We next crossed several well-worn Indian trails which the Apaches had made by many years of travel to and fro between their rancherias in the Mogollon mountains and Mexico. The sight of these trails brought us back to real life and a conscious sense of danger, for were we not in an enemy's country and in the midst of hostile Indians? Nearly every mile of road traveled had been at some time in the past the scene of a bloody tragedy enacted by a savage foe. Even at that very time the Apaches were out on the warpath murdering people, but fortunately we did not meet them and escaped unmolested.

The road now crossed a low hill, which was the signal for more trouble. The team started bravely up the incline, but soon stopped and then balked and all urging with whip and voice failed to make any impression. After several ineffectual attempts to proceed it was decided not to waste any more time in futile efforts. The horses were unhitched and the wagon partly unloaded, when all hands by a united pull and push succeeded in getting the wagon up the hill. After reloading no difficulty was experienced in making a fresh start on a down grade, but a little farther on a second and larger hill was encountered, when the failure to scale its summit was even greater than the first. No amount of coaxing or urging budged the horses an inch. They simply were stubborn and would not pull.

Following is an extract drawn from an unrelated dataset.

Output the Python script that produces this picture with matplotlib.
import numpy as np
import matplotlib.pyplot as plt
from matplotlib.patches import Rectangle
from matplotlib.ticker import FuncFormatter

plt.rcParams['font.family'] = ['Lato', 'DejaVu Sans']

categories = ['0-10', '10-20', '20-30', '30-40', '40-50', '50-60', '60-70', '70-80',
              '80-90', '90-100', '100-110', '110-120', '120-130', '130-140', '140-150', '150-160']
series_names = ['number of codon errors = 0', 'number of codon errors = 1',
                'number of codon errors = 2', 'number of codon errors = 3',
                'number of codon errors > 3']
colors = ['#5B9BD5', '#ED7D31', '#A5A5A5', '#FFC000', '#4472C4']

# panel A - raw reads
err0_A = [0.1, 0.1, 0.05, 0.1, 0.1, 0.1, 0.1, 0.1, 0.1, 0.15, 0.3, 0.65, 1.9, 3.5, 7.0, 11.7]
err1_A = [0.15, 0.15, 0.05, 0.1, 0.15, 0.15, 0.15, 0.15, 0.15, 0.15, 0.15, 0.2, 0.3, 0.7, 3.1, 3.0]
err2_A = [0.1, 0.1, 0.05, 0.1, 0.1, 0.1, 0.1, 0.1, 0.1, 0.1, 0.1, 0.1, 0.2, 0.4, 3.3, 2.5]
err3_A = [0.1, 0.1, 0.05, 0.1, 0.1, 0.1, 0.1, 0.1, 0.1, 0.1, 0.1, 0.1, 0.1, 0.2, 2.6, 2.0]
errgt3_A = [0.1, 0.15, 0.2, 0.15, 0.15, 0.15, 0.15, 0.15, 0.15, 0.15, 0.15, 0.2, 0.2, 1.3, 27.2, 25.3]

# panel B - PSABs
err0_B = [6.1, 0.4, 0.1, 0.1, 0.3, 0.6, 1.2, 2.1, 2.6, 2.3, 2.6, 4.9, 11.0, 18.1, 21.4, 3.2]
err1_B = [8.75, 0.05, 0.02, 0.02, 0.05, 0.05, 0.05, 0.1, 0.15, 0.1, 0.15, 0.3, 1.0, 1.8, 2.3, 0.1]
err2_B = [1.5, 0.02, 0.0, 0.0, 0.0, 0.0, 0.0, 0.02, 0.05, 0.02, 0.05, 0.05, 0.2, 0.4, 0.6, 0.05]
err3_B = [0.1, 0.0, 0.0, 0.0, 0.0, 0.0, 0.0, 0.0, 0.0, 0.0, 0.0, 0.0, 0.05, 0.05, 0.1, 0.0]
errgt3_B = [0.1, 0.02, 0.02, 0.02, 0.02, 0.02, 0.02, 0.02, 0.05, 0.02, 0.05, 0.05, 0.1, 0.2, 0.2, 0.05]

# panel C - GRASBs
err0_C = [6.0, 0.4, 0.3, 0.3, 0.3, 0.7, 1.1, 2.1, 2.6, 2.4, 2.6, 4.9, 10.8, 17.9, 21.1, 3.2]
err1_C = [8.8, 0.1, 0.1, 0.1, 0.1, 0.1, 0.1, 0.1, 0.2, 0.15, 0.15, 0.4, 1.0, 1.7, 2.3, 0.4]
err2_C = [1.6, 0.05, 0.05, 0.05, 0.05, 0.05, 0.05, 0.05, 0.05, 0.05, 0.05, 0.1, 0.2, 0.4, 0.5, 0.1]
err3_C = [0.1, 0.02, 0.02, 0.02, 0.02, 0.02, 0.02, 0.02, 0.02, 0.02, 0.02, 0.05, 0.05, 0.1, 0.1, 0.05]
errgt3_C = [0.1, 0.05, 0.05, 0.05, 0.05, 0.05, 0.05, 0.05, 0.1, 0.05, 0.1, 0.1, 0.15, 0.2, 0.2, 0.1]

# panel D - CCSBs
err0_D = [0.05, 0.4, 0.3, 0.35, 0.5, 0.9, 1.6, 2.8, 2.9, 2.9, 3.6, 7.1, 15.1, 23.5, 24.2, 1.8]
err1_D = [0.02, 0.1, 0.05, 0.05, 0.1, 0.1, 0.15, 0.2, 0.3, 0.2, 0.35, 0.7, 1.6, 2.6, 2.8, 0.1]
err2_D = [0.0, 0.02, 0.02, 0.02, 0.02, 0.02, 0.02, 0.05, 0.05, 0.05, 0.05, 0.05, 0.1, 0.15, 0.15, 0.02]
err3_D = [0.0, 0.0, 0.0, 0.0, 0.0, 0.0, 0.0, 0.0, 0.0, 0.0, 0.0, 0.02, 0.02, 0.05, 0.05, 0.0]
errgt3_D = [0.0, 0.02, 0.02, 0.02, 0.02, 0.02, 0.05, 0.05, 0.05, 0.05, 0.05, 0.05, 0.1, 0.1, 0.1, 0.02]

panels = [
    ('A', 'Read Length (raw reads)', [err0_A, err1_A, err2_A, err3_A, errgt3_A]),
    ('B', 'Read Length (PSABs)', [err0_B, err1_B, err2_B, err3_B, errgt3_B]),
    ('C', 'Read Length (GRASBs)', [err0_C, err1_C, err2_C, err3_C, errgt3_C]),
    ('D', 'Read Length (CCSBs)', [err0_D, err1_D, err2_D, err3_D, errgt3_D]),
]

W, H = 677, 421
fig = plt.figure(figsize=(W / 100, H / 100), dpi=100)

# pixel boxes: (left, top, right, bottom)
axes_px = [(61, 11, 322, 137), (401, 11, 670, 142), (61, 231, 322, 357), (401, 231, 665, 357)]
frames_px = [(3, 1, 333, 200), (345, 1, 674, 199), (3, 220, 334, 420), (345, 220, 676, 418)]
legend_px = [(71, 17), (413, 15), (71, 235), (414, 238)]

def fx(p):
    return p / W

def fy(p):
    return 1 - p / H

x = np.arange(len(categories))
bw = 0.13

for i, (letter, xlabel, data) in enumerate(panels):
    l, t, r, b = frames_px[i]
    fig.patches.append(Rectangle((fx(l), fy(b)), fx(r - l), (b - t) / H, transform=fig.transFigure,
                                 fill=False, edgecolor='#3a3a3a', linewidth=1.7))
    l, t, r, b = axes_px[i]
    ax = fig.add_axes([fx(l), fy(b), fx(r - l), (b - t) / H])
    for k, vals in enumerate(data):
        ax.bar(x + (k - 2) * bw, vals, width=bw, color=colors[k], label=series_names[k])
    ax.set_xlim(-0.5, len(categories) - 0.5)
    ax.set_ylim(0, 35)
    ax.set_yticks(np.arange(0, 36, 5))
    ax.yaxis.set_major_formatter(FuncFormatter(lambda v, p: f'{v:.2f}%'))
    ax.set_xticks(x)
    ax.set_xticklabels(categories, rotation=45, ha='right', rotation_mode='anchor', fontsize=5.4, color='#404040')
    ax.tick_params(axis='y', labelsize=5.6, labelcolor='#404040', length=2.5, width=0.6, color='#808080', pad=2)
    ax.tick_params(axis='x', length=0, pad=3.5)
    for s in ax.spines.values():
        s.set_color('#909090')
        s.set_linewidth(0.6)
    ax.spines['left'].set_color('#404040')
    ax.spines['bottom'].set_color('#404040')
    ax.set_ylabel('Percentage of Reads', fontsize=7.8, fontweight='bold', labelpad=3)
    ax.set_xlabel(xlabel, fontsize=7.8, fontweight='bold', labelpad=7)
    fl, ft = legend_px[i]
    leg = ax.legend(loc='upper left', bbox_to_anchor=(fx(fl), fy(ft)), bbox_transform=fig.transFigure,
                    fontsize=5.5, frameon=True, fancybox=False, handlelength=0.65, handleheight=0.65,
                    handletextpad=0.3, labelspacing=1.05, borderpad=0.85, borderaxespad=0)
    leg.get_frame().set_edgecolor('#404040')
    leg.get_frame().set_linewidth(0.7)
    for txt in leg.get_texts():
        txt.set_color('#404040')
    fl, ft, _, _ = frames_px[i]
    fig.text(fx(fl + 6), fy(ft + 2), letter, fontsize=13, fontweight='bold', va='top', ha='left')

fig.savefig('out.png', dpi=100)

Night was approaching and camp was yet some distance ahead. The driver suggested that the best thing to do under the circumstances was for the rest of us to take the led horses and ride on to camp, while he would remain with the wagon and, if necessary, camp out all night. We reluctantly took his advice, mounted our horses and finished our journey in the twilight. Aaron, who was housekeeper at the ranch, gave us a hearty welcome and invited us to sit down to a bountiful supper which he had prepared in anticipation of our coming. Feeling weary after our ride we retired early and were soon sound asleep. The only thing that disturbed our slumbers during the night was a coyote concert which, as a "concord of sweet sounds was a dismal failure" but as a medley of discordant sounds was a decided success. The bark of the coyote is particularly shrill and sharp and a single coyote when in full cry sounds like a chorus of howling curs.

We were all up and out early the next morning to witness the birth of a new day. The sunrise was glorious, and bright colors in many hues flashed across the sky. The valley echoed with the cheerful notes of the mocking bird and the soft air was filled with the fragrance of wild flowers. The scene was grandly inspiring and sent a thrill of pleasure through every nerve.

While thus absorbed by the beauties of nature we heard an halloo, and looking down the road in the direction of the driver's bivouac we saw him coming swinging his hat in the air and driving at a rapid pace that soon brought him to the ranch house. In answer to our inquiries as to how he had spent the night he reported that the horses stood quietly in their tracks all night long, while he slept comfortably in the wagon. In the morning the horses started without undue urging as if tired of inaction and glad to go in the direction of provender. They were completely broken by their fast and after that gave no further trouble.

After a stay of four weeks, learning something of the ways of ranch life and experiencing not a few exciting adventures, I returned home feeling well pleased with my first trip to the ranch.